* Exercise task: Print exactly the lines from the first one down to the line containing "import plotly.graph_objects as go", both ends included, with no pictures and nothing else.

* Data section:
+---+

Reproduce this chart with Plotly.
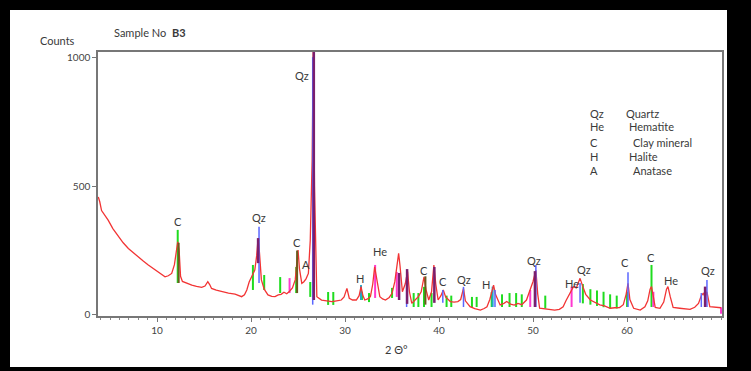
import plotly.graph_objects as go

# ---- measured pattern (2theta, counts) ----
two_theta = [3.75, 3.9, 4.1, 4.5, 4.8, 5.3, 5.9, 6.4, 6.95, 7.5, 8.0, 8.5, 9.07, 9.6, 10.14, 10.5,
             10.85, 11.2, 11.56, 11.85, 12.05, 12.2, 12.35, 12.5, 12.7, 13.2, 13.7, 14.2, 14.75, 15.1,
             15.4, 15.6, 15.8, 16.3, 16.9, 17.6, 18.3, 18.7, 19.0, 19.3, 19.55, 19.8, 20.07, 20.4,
             20.6, 20.75, 20.9, 21.1, 21.4, 21.8, 22.2, 22.55, 22.9, 23.2, 23.5, 23.8, 24.1, 24.4,
             24.7, 24.9, 25.0, 25.15, 25.4, 25.6, 25.85, 26.1, 26.3, 26.5, 26.62, 26.75, 26.9, 27.0,
             27.5, 28.0, 28.6, 29.1, 29.6, 29.9, 30.2, 30.45, 30.8, 31.2, 31.5, 31.7, 31.9, 32.1,
             32.4, 32.7, 32.95, 33.15, 33.35, 33.7, 34.0, 34.3, 34.7, 35.0, 35.3, 35.55, 35.7, 35.85,
             36.1, 36.4, 36.65, 36.85, 37.1, 37.5, 37.8, 38.1, 38.4, 38.6, 38.9, 39.2, 39.45, 39.65,
             39.9, 40.2, 40.45, 40.7, 41.0, 41.2, 41.6, 42.0, 42.3, 42.6, 42.8, 43.3, 43.8, 44.4,
             44.8, 45.1, 45.4, 45.8, 46.0, 46.5, 46.9, 47.2, 47.6, 48.0, 48.4, 48.8, 49.3, 49.7,
             50.0, 50.3, 50.5, 50.7, 51.2, 51.8, 52.3, 52.8, 53.2, 53.5, 53.8, 54.1, 54.3, 54.6,
             55.0, 55.3, 55.6, 56.1, 56.6, 57.1, 57.6, 58.2, 58.7, 59.2, 59.6, 59.9, 60.1, 60.3,
             60.7, 61.4, 61.9, 62.2, 62.45, 62.6, 62.8, 63.0, 63.5, 63.9, 64.2, 64.35, 64.6, 64.9,
             65.6, 66.2, 66.7, 67.2, 67.6, 67.9, 68.1, 68.3, 68.5, 68.8, 69.2, 69.5, 70.0]
counts = [458, 440, 405, 385, 368, 335, 303, 280, 258, 240, 226, 210, 194, 180, 168, 158,
          148, 152, 161, 195, 260, 284, 250, 150, 130, 122, 116, 111, 107, 112,
          129, 118, 103, 96, 90, 85, 81, 77, 71, 78, 97, 128, 148, 174,
          230, 297, 240, 136, 100, 78, 72, 71, 78, 80, 88, 82, 92, 105,
          136, 240, 252, 180, 123, 128, 140, 161, 290, 600, 1040, 500, 150, 71,
          58, 55, 52, 55, 58, 70, 103, 65, 58, 58, 75, 110, 75, 58,
          62, 71, 120, 187, 140, 71, 62, 58, 68, 84, 130, 190, 239, 190,
          90, 120, 168, 90, 45, 60, 71, 90, 148, 100, 58, 90, 194, 120,
          58, 75, 97, 70, 60, 52, 50, 52, 60, 103, 55, 32, 25, 19,
          25, 32, 60, 116, 80, 39, 45, 52, 42, 38, 45, 40, 58, 97,
          130, 174, 80, 26, 24, 22, 19, 22, 32, 55, 78, 95, 110, 105,
          142, 110, 80, 58, 48, 39, 35, 26, 28, 29, 40, 80, 123, 60,
          26, 19, 32, 55, 100, 110, 70, 29, 26, 50, 100, 110, 70, 29,
          26, 24, 22, 30, 45, 75, 84, 70, 90, 32, 30, 29, 28]

# ---- reference sticks (position, top, base) ----
green_pos = [12.2, 20.2, 21.4, 23.1, 24.8, 26.3, 28.2, 28.75, 31.8, 32.55, 35.0, 37.3, 37.8, 38.4,
             39.2, 40.8, 41.3, 43.5, 44.0, 45.6, 46.7, 47.5, 48.2, 48.8, 51.3, 55.3, 56.1, 56.8,
             57.5, 58.2, 58.9, 60.0, 62.6]
green_top = [330, 194, 155, 147, 186, 128, 89, 89, 90, 85, 105, 85, 85, 109,
             85, 75, 75, 70, 70, 89, 80, 85, 85, 80, 75, 120, 100, 95,
             90, 80, 75, 90, 194]
green_base = [124, 97, 97, 85, 85, 70, 39, 39, 58, 50, 66, 31, 31, 31,
              31, 31, 31, 31, 31, 31, 31, 31, 31, 31, 25, 45, 40, 35,
              30, 25, 25, 31, 31]

blue_pos = [20.85, 26.56, 36.55, 40.4, 42.6, 45.95, 50.3, 55.0, 60.1, 67.9, 68.5]
blue_top = [342, 1000, 147, 97, 109, 97, 194, 124, 166, 85, 136]
blue_base = [124, 40, 31, 47, 31, 31, 31, 47, 31, 31, 31]

magenta_pos = [24.1, 33.2, 35.5, 49.7, 54.1, 62.8, 70.0]
magenta_top = [143, 194, 167, 97, 110, 90, 30]
magenta_base = [85, 66, 70, 31, 31, 31, 5]

purple_pos = [20.75, 26.68, 35.75, 36.6, 39.5, 50.2, 68.3]
purple_top = [298, 1020, 163, 178, 186, 170, 110]
purple_base = [201, 58, 58, 43, 47, 31, 31]

cyan_pos = [31.7, 45.7]
cyan_top = [116, 110]
cyan_base = [58, 31]

olive_pos = [12.3, 24.9, 38.55]
olive_top = [280, 250, 150]
olive_base = [124, 85, 40]

# ---- peak labels ----
lab_text = ["C", "Qz", "C", "A", "Qz", "H", "He", "C", "C", "Qz", "H", "Qz", "He", "Qz", "C", "C", "He", "Qz"]
lab_x = [12.23, 20.85, 24.9, 25.85, 25.4, 31.6, 33.7, 38.4, 40.4, 42.66, 45.0, 50.1, 54.15, 55.4, 59.8, 62.55, 64.7, 68.6]
lab_y = [364, 380, 283, 194, 930, 140, 248, 171, 128, 136, 120, 213, 124, 178, 205, 221, 132, 171]

# ---- legend key ----
key_abbr = ["Qz", "He", "C", "H", "A"]
key_name = ["Quartz", "Hematite", "Clay mineral", "Halite", "Anatase"]

FONT = "Lato"
W, H = 751, 371
L, R, T, B = 98, 29, 52, 55
PW, PH = W - L - R, H - T - B


def px(xp):
    return (xp - L) / PW


def py(yp):
    return (H - B - yp) / PH


def sticks(pos, top, base):
    xs, ys = [], []
    for p, t, b in zip(pos, top, base):
        xs += [p, p, None]
        ys += [b, t, None]
    return xs, ys


fig = go.Figure()

for pos, top, base, col, w in [
    (green_pos, green_top, green_base, "#1fdc1f", 2),
    (magenta_pos, magenta_top, magenta_base, "#ff38d0", 2),
    (cyan_pos, cyan_top, cyan_base, "#20a8c8", 2),
]:
    xs, ys = sticks(pos, top, base)
    fig.add_trace(go.Scatter(x=xs, y=ys, mode="lines", line=dict(color=col, width=w),
                             hoverinfo="skip", showlegend=False))

fig.add_trace(go.Scatter(x=two_theta, y=counts, mode="lines",
                         line=dict(color="#f23434", width=1.3), showlegend=False))

for pos, top, base, col, w in [
    (olive_pos, olive_top, olive_base, "#6b5a1e", 2),
    (blue_pos, blue_top, blue_base, "#5a66ff", 1.5),
    (purple_pos, purple_top, purple_base, "#7a1f6e", 2.5),
]:
    xs, ys = sticks(pos, top, base)
    fig.add_trace(go.Scatter(x=xs, y=ys, mode="lines", line=dict(color=col, width=w),
                             hoverinfo="skip", showlegend=False))

TXT = dict(family=FONT, size=11, color="#3a3a3a")
anns = []
for t, x, y in zip(lab_text, lab_x, lab_y):
    anns.append(dict(x=x, y=y, xref="x", yref="y", text=t, showarrow=False,
                     xanchor="center", yanchor="middle", font=TXT))

row_y = [113, 127, 142, 156, 170]
name_x = [624, 627, 631, 627, 631]
for a, n, yy, nx in zip(key_abbr, key_name, row_y, name_x):
    anns.append(dict(x=px(588), y=py(yy), xref="paper", yref="paper", text=a, showarrow=False,
                     xanchor="left", yanchor="middle", font=TXT))
    anns.append(dict(x=px(nx), y=py(yy), xref="paper", yref="paper", text=n, showarrow=False,
                     xanchor="left", yanchor="middle", font=TXT))

anns.append(dict(x=px(57), y=py(40), xref="paper", yref="paper", text="Counts", showarrow=False,
                 xanchor="center", yanchor="middle", font=TXT))
anns.append(dict(x=px(112), y=py(33), xref="paper", yref="paper", text="Sample No  <b>B3</b>",
                 showarrow=False, xanchor="left", yanchor="middle", font=TXT))
anns.append(dict(x=px(396), y=py(349), xref="paper", yref="paper", text="2 \u0398\u00b0",
                 showarrow=False, xanchor="center", yanchor="middle", font=TXT))

shapes = [dict(type="rect", xref="paper", yref="paper", x0=px(10), x1=px(727), y0=py(367), y1=py(10),
               fillcolor="white", line=dict(width=0), layer="below")]

fig.update_layout(
    width=W, height=H,
    margin=dict(l=L, r=R, t=T, b=B),
    paper_bgcolor="black", plot_bgcolor="white",
    annotations=anns, shapes=shapes,
    xaxis=dict(range=[3.72, 70.1], tickvals=[10, 20, 30, 40, 50, 60], ticks="outside", ticklen=4,
               tickcolor="#777", showline=True, linecolor="#777", linewidth=1.5, mirror=True,
               showgrid=False, zeroline=False,
               tickfont=dict(family=FONT, size=10, color="#444"),
               minor=dict(dtick=1, ticks="outside", ticklen=2, tickcolor="#888")),
    yaxis=dict(range=[-4, 1020], tickvals=[0, 500, 1000], ticks="outside", ticklen=4,
               tickcolor="#777", showline=True, linecolor="#777", linewidth=1.5, mirror=True,
               showgrid=False, zeroline=False,
               tickfont=dict(family=FONT, size=10, color="#444")),
)

fig.write_html("out.html")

+---+

* Written response:
Reproduce this chart with Plotly.
import plotly.graph_objects as go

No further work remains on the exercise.